State Department spokesman Ned Price said on September 14 the department was discussing “analogous measures” to impose on Russia in place of those carried by a state sponsorship of terrorism designation.
Price made the comments after Senators Richard Blumenthal (Democrat-Connecticut) and Lindsey Graham (Republican-South Carolina), who have been advocating for the state sponsor of terrorism designation for months, introduced their legislation.
Price noted that President Joe Biden last week said he would not approve of such a designation. The White House said the consequences could delay food exports to parts of war-torn Ukraine and jeopardize deals to move goods through the Black Sea.
“We have to take into account the consequences, both the intended and the unintended. And that has led us to the approach we’ve taken here,” said Price.

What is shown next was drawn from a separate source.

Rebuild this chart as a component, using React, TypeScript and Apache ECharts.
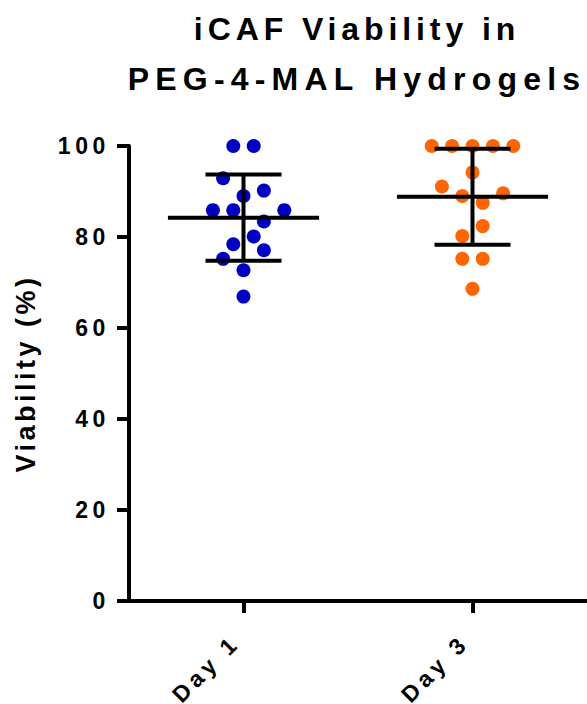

He said the State Department was engaging with Congress “on tools that would continue to have analogous implications for the Russian economy, for the Russian government, that would not have those unintended consequences.”
Ukrainian President Volodymyr Zelenskiy has called on the West to label Russia a terrorist state, citing several deadly attacks on facilities like shopping centers and railway stations that killed numerous civilians.
Blumenthal and Graham held a news conference on September 14 to announce the introduction of legislation that would label Russia a state sponsor of terrorism.
“The need for this measure is more pressing now than ever before,” Blumenthal said, citing the killings of civilians and other “brutal, cruel oppression” in Ukraine since Russia’s invasion.
Graham said the designation would send a strong signal of support for Ukraine and to U.S. allies. He said it also would impose penalties on Russia and tightening sanctions.
It was not immediately clear when or whether their measure might come up for a vote.